Four years ago today, Congress responded to a catastrophic fungal meningitis outbreak by enacting the bipartisan Drug Quality and Security Act (DQSA). That outbreak—the most extensive known example of harm to patients caused by compounded drugs—sickened at least 750 people, killing more than 60. Compounded drugs are specialized medications for patients whose clinical needs cannot be met by conventional, U.S. Food and Drug Administration-approved products. They are inherently riskier than drugs manufactured by pharmaceutical companies. The meningitis outbreak drew attention to these risks and prompted Congress to take decisive action to establish appropriate oversight and try to prevent another widespread tragedy from occurring. However, the law is not yet fully implemented, and patients remain vulnerable. To protect patient safety, the law must be fully implemented as Congress intended and enforced in a robust way.
Patients are safer today than they were before the law was passed. An FDA progress report on the first few years of implementation highlights some of the ways that the law is already providing tangible benefits for patients, including more appropriate production conditions in many compounding facilities, instances of certain compounders ceasing operations when quality standards were not met, and voluntary recalls of potentially contaminated drugs. Compounders have taken these important steps after FDA regulatory actions such as facility inspections and warning letters, often undertaken in collaboration with states.
Despite this progress, adverse events associated with compounded products are still occurring at an unacceptable rate. More than 50 reported errors or potential errors associated with compounding and/or repackaging of drugs were linked to 1,227 adverse events, including 99 deaths, from 2001 to 2017. A 2009 study found that, within the previous five years, 30 percent of hospitals had a patient experience an adverse event associated with a compounding error. Just this month, FDA reported that two people suffered tissue erosion at the sites where they had received compounded injections purportedly containing glutamine, arginine, and carnitine. The drugs had come from a batch with dangerously high pH, which can cause tissue death, and moreover, were completely missing glutamine, one of the main ingredients they were supposed to have.
Yet those known events surely underestimate the real total, as only 30 percent of states require sterile compounding pharmacies to report serious adverse events (according to 2015 data). Among states that require reporting, there is not uniformity in the type of information that must be reported. Even in states with strong adverse event reporting requirements, investigators may not link illnesses and deaths to the compounded drugs that were responsible.
In 2015, a compounding facility in Alabama recalled all products intended to be sterile after inspections revealed that they were prepared under insanitary conditions. Such products are among those posing the greatest risk to patients, as they are administered via injection or directly to an area highly susceptible to infection, such as the eye, bladder, or lungs.
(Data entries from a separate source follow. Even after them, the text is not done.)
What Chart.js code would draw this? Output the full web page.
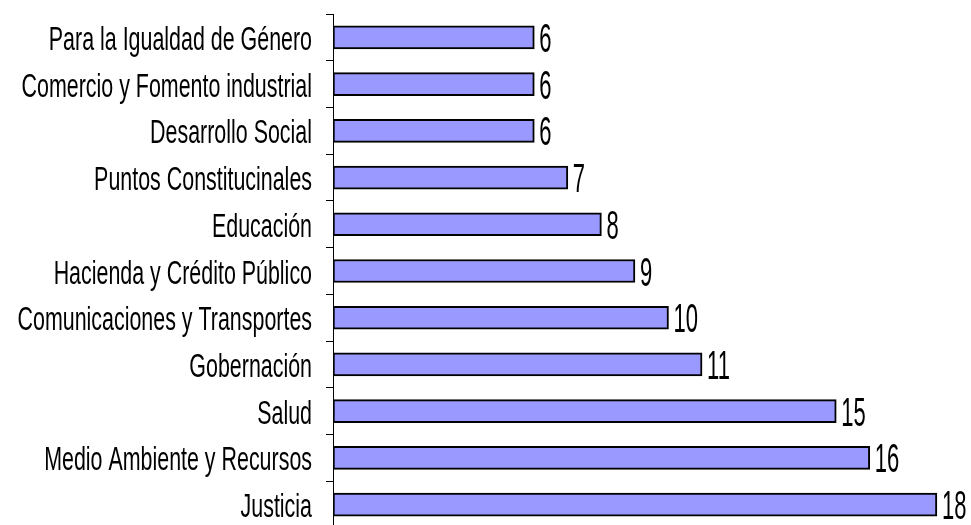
<!DOCTYPE html>
<html lang="es">
  <head>
    <meta charset="UTF-8" />
    <title>Comisiones</title>
    <script src="https://cdn.jsdelivr.net/npm/chart.js"></script>
    <style>
      html,
      body {
        margin: 0;
        padding: 0;
        background: #ffffff;
        overflow: hidden;
        width: 971px;
        height: 525px;
      }
      #chart {
        position: absolute;
        left: 0;
        top: 0;
      }
    </style>
  </head>
  <body>
    <canvas id="chart" width="1004" height="530"></canvas>

    <script>
      // datos
      const categorias = [
        'Para la Igualdad de Género',
        'Comercio y Fomento industrial',
        'Desarrollo Social',
        'Puntos Constitucinales',
        'Educación',
        'Hacienda y Crédito Público',
        'Comunicaciones y Transportes',
        'Gobernación',
        'Salud',
        'Medio Ambiente y Recursos',
        'Justicia',
      ]
      const valores = [6, 6, 6, 7, 8, 9, 10, 11, 15, 16, 18]

      const fuente = "'Liberation Sans', Arial, sans-serif"

      // texto estrecho (tipo Arial Narrow): se comprime en horizontal
      function textoEstrecho(ctx, txt, x, y, size, escala, align) {
        ctx.save()
        ctx.font = `${size}px ${fuente}`
        ctx.textBaseline = 'alphabetic'
        ctx.textAlign = align
        ctx.translate(x, y)
        ctx.scale(escala, 1)
        ctx.fillText(txt, 0, 0)
        ctx.restore()
      }

      // nombres de las categorías a la izquierda del eje
      const etiquetasCategoria = {
        id: 'etiquetasCategoria',
        afterDraw(chart) {
          const ctx = chart.ctx
          const y = chart.scales.y
          ctx.fillStyle = '#000'
          categorias.forEach((c, i) => {
            textoEstrecho(ctx, c, y.right - 21, y.getPixelForValue(i) + 12.5, 34, 0.63, 'right')
          })
        },
      }

      // valores al final de cada barra
      const etiquetasValor = {
        id: 'etiquetasValor',
        afterDatasetsDraw(chart) {
          const ctx = chart.ctx
          const meta = chart.getDatasetMeta(0)
          ctx.fillStyle = '#000'
          meta.data.forEach((bar, i) => {
            textoEstrecho(ctx, String(valores[i]), bar.x + 5, bar.y + 14.5, 40, 0.55, 'left')
          })
        },
      }

      new Chart(document.getElementById('chart'), {
        type: 'bar',
        data: {
          labels: categorias,
          datasets: [
            {
              data: valores,
              backgroundColor: '#9999ff',
              borderColor: '#000000',
              borderWidth: 2,
              borderSkipped: false,
              barThickness: 23,
            },
          ],
        },
        options: {
          indexAxis: 'y',
          responsive: false,
          animation: false,
          layout: { padding: { top: 14, right: 0, bottom: 2, left: 0 } },
          plugins: {
            legend: { display: false },
            tooltip: { enabled: false },
          },
          scales: {
            x: {
              display: false,
              min: 0,
              max: 20,
            },
            y: {
              afterFit(scale) {
                scale.width = 333
              },
              border: { display: true, color: '#000', width: 1 },
              grid: {
                offset: true,
                drawOnChartArea: false,
                drawTicks: true,
                tickLength: 7,
                color: '#000',
              },
              ticks: { display: false },
            },
          },
        },
        plugins: [etiquetasValor, etiquetasCategoria],
      })
    </script>
  </body>
</html>
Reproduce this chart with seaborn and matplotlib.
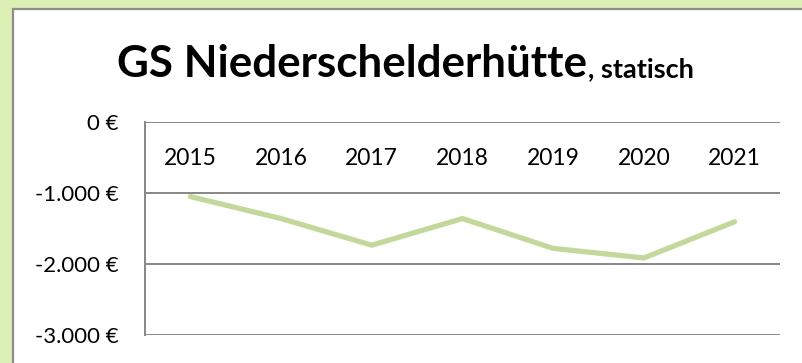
import matplotlib
matplotlib.use("Agg")
import matplotlib.pyplot as plt
from matplotlib.patches import Rectangle
import seaborn as sns
import pandas as pd

years = ["2015", "2016", "2017", "2018", "2019", "2020", "2021"]
values = [-1050, -1360, -1735, -1360, -1780, -1915, -1405]
y_ticks = [0, -1000, -2000, -3000]
y_tick_labels = ["0 €", "-1.000 €", "-2.000 €", "-3.000 €"]

df = pd.DataFrame({"Jahr": years, "Wert": values})

sns.set_theme(style="white")
plt.rcParams["font.family"] = ["Lato", "DejaVu Sans"]

W, H = 803, 363
fig = plt.figure(figsize=(W / 100, H / 100), dpi=100)
fig.patch.set_facecolor("#dcf0b6")

# white chart panel with a grey frame
panel = Rectangle((13 / W, -0.05), 1.2, 1 - 9 / H + 0.05, transform=fig.transFigure,
                  facecolor="white", edgecolor="#8c8c8c", linewidth=1.6, zorder=-5)
fig.patches.append(panel)

ax = fig.add_axes([145 / W, 1 - 335 / H, (780 - 145) / W, (335 - 122) / H])
ax.set_facecolor("none")
ax.set_zorder(2)

sns.lineplot(data=df, x="Jahr", y="Wert", ax=ax, color="#c4d89c", linewidth=3.8,
             sort=False, solid_capstyle="round", zorder=3)

ax.set_xlim(-0.5, 6.5)
ax.set_ylim(-3000, 0)
ax.set_yticks(y_ticks)
ax.set_yticklabels(y_tick_labels)
ax.set_xlabel("")
ax.set_ylabel("")

for v in y_ticks:
    ax.axhline(v, color="#878787", linewidth=1.4, zorder=1)

for s in ["right", "bottom", "top"]:
    ax.spines[s].set_visible(False)
ax.spines["left"].set_color("#878787")
ax.spines["left"].set_linewidth(1.4)

ax.tick_params(axis="y", length=0, pad=19, labelsize=16, labelcolor="black")
ax.xaxis.set_ticks_position("top")
ax.tick_params(axis="x", top=False, bottom=False, labeltop=True, labelbottom=False,
               length=0, pad=-34, labelsize=16.5, labelcolor="black")

t1 = fig.text(117 / W, 1 - 77 / H, "GS Niederschelderhütte", fontsize=31.7,
              fontweight="bold", ha="left", va="baseline", color="black")
fig.canvas.draw()
bb = t1.get_window_extent()
fig.text(bb.x1 / W + 1 / W, 1 - 77 / H, ", statisch", fontsize=19.5,
         fontweight="bold", ha="left", va="baseline", color="black")

fig.savefig("out.png", dpi=100)
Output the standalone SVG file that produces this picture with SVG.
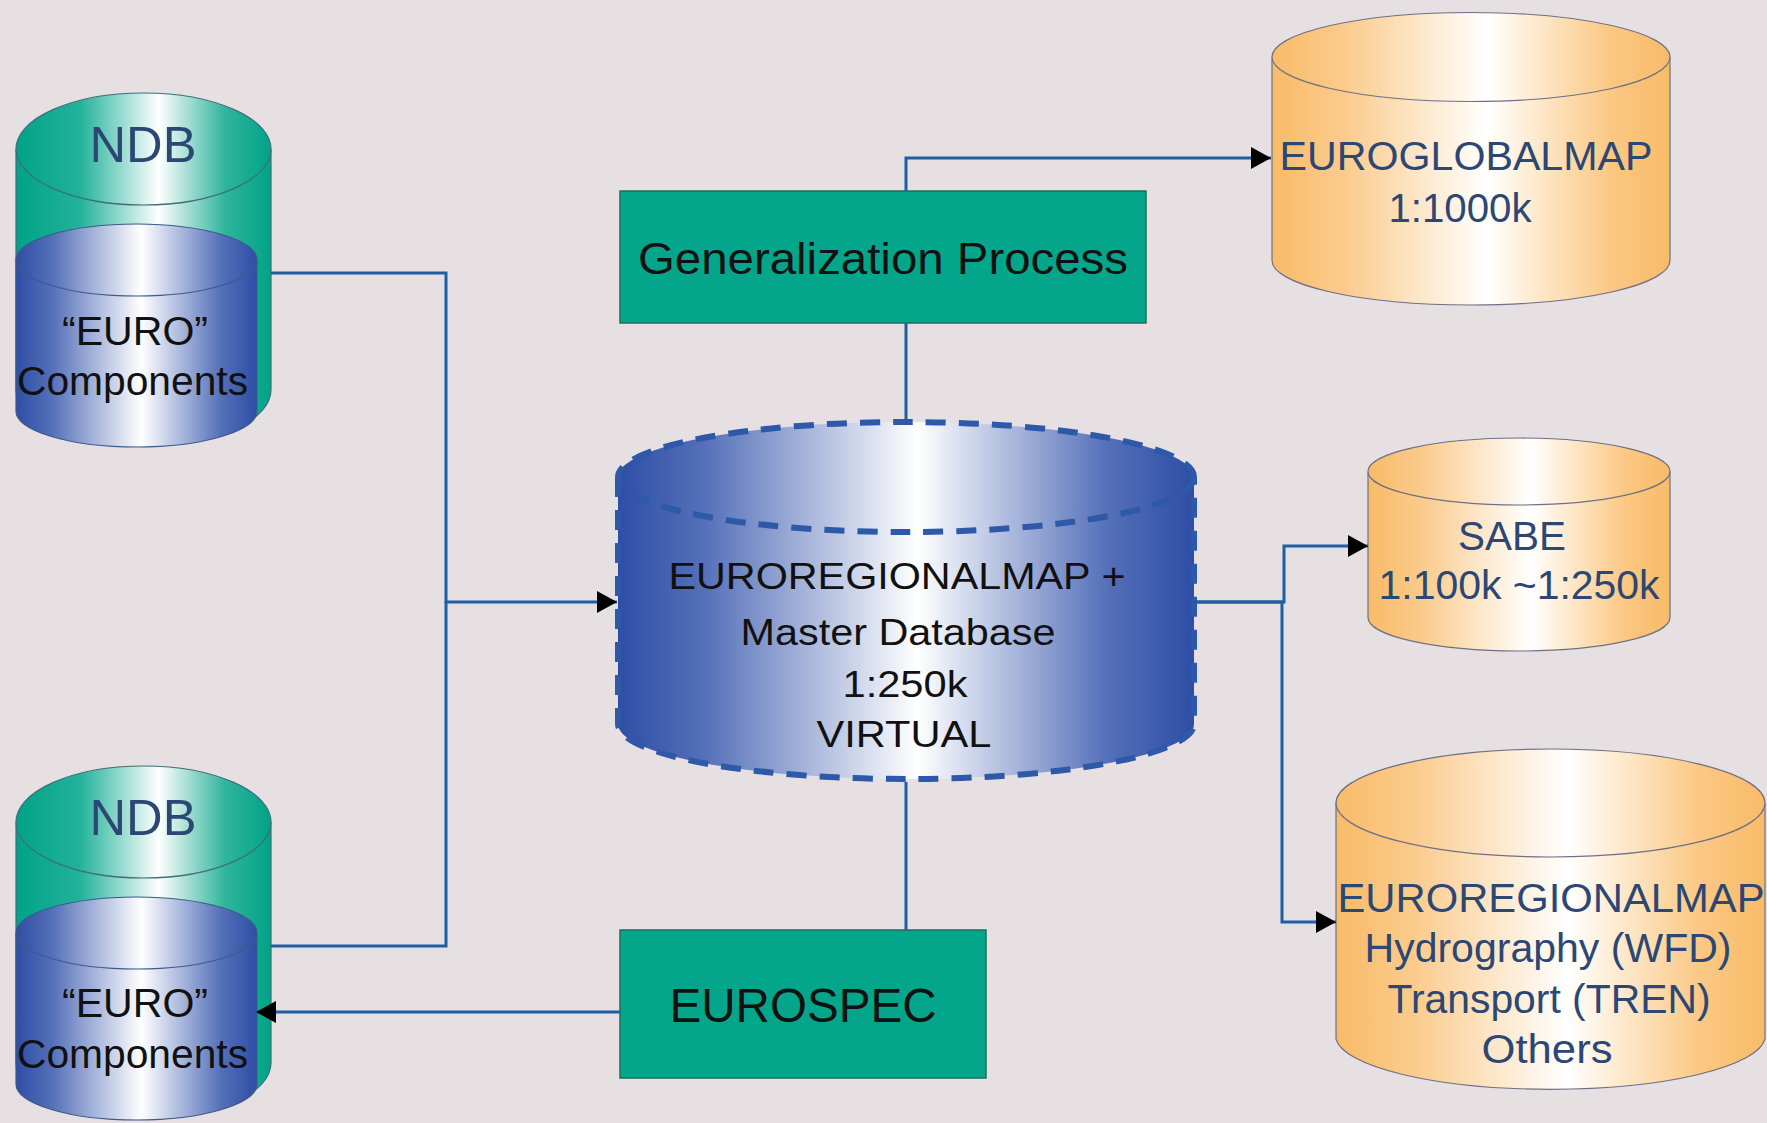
<svg xmlns="http://www.w3.org/2000/svg" width="1767" height="1123" viewBox="0 0 1767 1123">
<defs>
<linearGradient id="gGreen" x1="0" y1="0" x2="1" y2="0">
<stop offset="0" stop-color="#00a388"/><stop offset="0.25" stop-color="#22b29a"/><stop offset="0.56" stop-color="#ffffff"/><stop offset="0.82" stop-color="#2fb59c"/><stop offset="1" stop-color="#00a388"/>
</linearGradient>
<linearGradient id="gBlue" x1="0" y1="0" x2="1" y2="0">
<stop offset="0" stop-color="#2e4ea6"/><stop offset="0.15" stop-color="#5570b9"/><stop offset="0.52" stop-color="#ffffff"/><stop offset="0.85" stop-color="#5570b9"/><stop offset="1" stop-color="#2e4ea6"/>
</linearGradient>
<linearGradient id="gOrange" x1="0" y1="0" x2="1" y2="0">
<stop offset="0" stop-color="#f8bb68"/><stop offset="0.18" stop-color="#fbcb8c"/><stop offset="0.54" stop-color="#ffffff"/><stop offset="0.85" stop-color="#fbc883"/><stop offset="1" stop-color="#f8bb68"/>
</linearGradient>
<marker id="arr" viewBox="0 0 20 22" refX="20" refY="11" markerWidth="20" markerHeight="22" markerUnits="userSpaceOnUse" orient="auto">
<path d="M0,0 L20,11 L0,22 Z" fill="#000"/>
</marker>
</defs>
<style>
.bg{fill:#e6e0e2}
.conn{fill:none;stroke:#1d5fa3;stroke-width:3}
.green{fill:url(#gGreen);stroke:#3d6f78;stroke-width:1.2}
.blue{fill:url(#gBlue);stroke:#3d5a8a;stroke-width:1.2}
.orange{fill:url(#gOrange);stroke:#6f7085;stroke-width:1.2}
.dash{fill:none;stroke:#2e58a8;stroke-width:6;stroke-dasharray:20 13}
.box{fill:#03a58b;stroke:#17705f;stroke-width:1.5}
.t{font-family:"Liberation Sans",Arial,sans-serif;text-anchor:middle}
.dk{fill:#111}
.nb{fill:#2c4773}
</style>
<rect class="bg" x="0" y="0" width="1767" height="1123"/>

<g id="ndb-top">
<path class="green" d="M16,149 V390 A127.5,56 0 0 0 271,390 V149"/>
<ellipse class="green" cx="143.5" cy="149" rx="127.5" ry="56"/>
<path class="blue" d="M16,260 V411 A120.5,36 0 0 0 257,411 V260"/>
<ellipse class="blue" cx="136.5" cy="260" rx="120.5" ry="36"/>
<text class="t nb" x="143" y="162" font-size="50" textLength="107" lengthAdjust="spacingAndGlyphs">NDB</text>
<text class="t dk" x="135" y="345" font-size="41" textLength="146" lengthAdjust="spacingAndGlyphs">“EURO”</text>
<text class="t dk" x="132.5" y="395" font-size="41" textLength="231" lengthAdjust="spacingAndGlyphs">Components</text>
</g>

<g id="ndb-bottom">
<path class="green" d="M16,822 V1063 A127.5,56 0 0 0 271,1063 V822"/>
<ellipse class="green" cx="143.5" cy="822" rx="127.5" ry="56"/>
<path class="blue" d="M16,933 V1084 A120.5,36 0 0 0 257,1084 V933"/>
<ellipse class="blue" cx="136.5" cy="933" rx="120.5" ry="36"/>
<text class="t nb" x="143" y="835" font-size="50" textLength="107" lengthAdjust="spacingAndGlyphs">NDB</text>
<text class="t dk" x="135" y="1017" font-size="41" textLength="146" lengthAdjust="spacingAndGlyphs">“EURO”</text>
<text class="t dk" x="132.5" y="1068" font-size="41" textLength="231" lengthAdjust="spacingAndGlyphs">Components</text>
</g>

<g id="generalization">
<rect class="box" x="620" y="191" width="526" height="132"/>
<text class="t dk" x="883" y="274" font-size="45" textLength="490" lengthAdjust="spacingAndGlyphs">Generalization Process</text>
</g>

<g id="eurospec">
<rect class="box" x="620" y="930" width="366" height="148"/>
<text class="t dk" x="803" y="1022" font-size="48" textLength="267" lengthAdjust="spacingAndGlyphs">EUROSPEC</text>
</g>

<g id="master">
<path d="M618,477 A288,55 0 0 1 1194,477 V724 A288,55 0 0 1 618,724 Z" fill="url(#gBlue)"/>
<path class="dash" d="M618,477 V724 A288,55 0 0 0 1194,724 V477"/>
<ellipse class="dash" cx="906" cy="477" rx="288" ry="55"/>
<text class="t dk" x="897" y="589" font-size="37" textLength="457" lengthAdjust="spacingAndGlyphs">EUROREGIONALMAP +</text>
<text class="t dk" x="898" y="645" font-size="37" textLength="315" lengthAdjust="spacingAndGlyphs">Master Database</text>
<text class="t dk" x="905" y="697" font-size="37" textLength="125" lengthAdjust="spacingAndGlyphs">1:250k</text>
<text class="t dk" x="904" y="747" font-size="37" textLength="175" lengthAdjust="spacingAndGlyphs">VIRTUAL</text>
</g>

<g id="euroglobalmap">
<path class="orange" d="M1272,57 V260.5 A199,44.5 0 0 0 1670,260.5 V57"/>
<ellipse class="orange" cx="1471" cy="57" rx="199" ry="44.5"/>
<text class="t nb" x="1466" y="170" font-size="40" textLength="373" lengthAdjust="spacingAndGlyphs">EUROGLOBALMAP</text>
<text class="t nb" x="1460" y="222" font-size="40" textLength="143" lengthAdjust="spacingAndGlyphs">1:1000k</text>
</g>

<g id="sabe">
<path class="orange" d="M1368,471.5 V617.5 A151,33.5 0 0 0 1670,617.5 V471.5"/>
<ellipse class="orange" cx="1519" cy="471.5" rx="151" ry="33.5"/>
<text class="t nb" x="1512" y="550" font-size="40" textLength="108" lengthAdjust="spacingAndGlyphs">SABE</text>
<text class="t nb" x="1519" y="599" font-size="40" textLength="281" lengthAdjust="spacingAndGlyphs">1:100k ~1:250k</text>
</g>

<g id="euroregionalmap-themes">
<path class="orange" d="M1336,803 V1039 A215,54 0 0 0 1765,1039 V803"/>
<ellipse class="orange" cx="1550.5" cy="803" rx="214.5" ry="54"/>
<text class="t nb" x="1551" y="912" font-size="40" textLength="427" lengthAdjust="spacingAndGlyphs">EUROREGIONALMAP</text>
<text class="t nb" x="1548" y="962" font-size="40" textLength="367" lengthAdjust="spacingAndGlyphs">Hydrography (WFD)</text>
<text class="t nb" x="1549" y="1013" font-size="40" textLength="323" lengthAdjust="spacingAndGlyphs">Transport (TREN)</text>
<text class="t nb" x="1547" y="1063" font-size="40" textLength="131" lengthAdjust="spacingAndGlyphs">Others</text>
</g>

<g id="connectors">
<path class="conn" d="M271,273 H446 V602 H617" marker-end="url(#arr)"/>
<path class="conn" d="M271,946 H446 V602"/>
<path class="conn" d="M906,420 V323"/>
<path class="conn" d="M906,191 V158 H1271" marker-end="url(#arr)"/>
<path class="conn" d="M906,782 V930"/>
<path class="conn" d="M620,1012 H256" marker-end="url(#arr)"/>
<path class="conn" d="M1194,602 H1284 V546 H1368" marker-end="url(#arr)"/>
<path class="conn" d="M1194,602 H1282 V922 H1336" marker-end="url(#arr)"/>
</g>
</svg>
Several adverse events potentially associated with the drugs in question were reported to FDA.
Compounding is not always conducted by pharmacists. Sometimes, drugs are compounded by (or under the oversight of) physicians in health care settings, and such compounding may carry special safety concerns. Research suggests that the frequency of contamination of parenteral drug preparations is higher when compounding happens in clinical environments rather than in controlled pharmacy environments. Serious adverse events linked to drugs compounded in a physician’s office include a recent example from 2016, when 17 people developed fungal bloodstream infections after they received contaminated compounded intravenous medications that were prepared at an outpatient oncology clinic in New York.
In addition to contamination, other risks from compounded or repackaged medications may arise from calculation errors or other mistakes in making compounded drugs. In 2016, three infants experienced serious adverse events after they received compounded injectable morphine sulfate that was 25 times stronger than the labeled concentration. And in 2017, a compounded infusion product made with a nonpharmaceutical grade ingredient was linked to one fatal cardiac arrest, as well as a serious hypersensitivity reaction in a second patient.
The safety of compounded drugs relies on compounders following appropriate quality standards. Recent experience shows that effective regulatory oversight is also an essential patient protection. Anyone who compounds drugs—in any setting—should be subject to such standards and meaningful oversight. Four years after passage of the DQSA, continuing the law’s full implementation and enforcement is as important to patient safety as ever.
Elizabeth Jungman directs The Pew Charitable Trusts’ work on public health.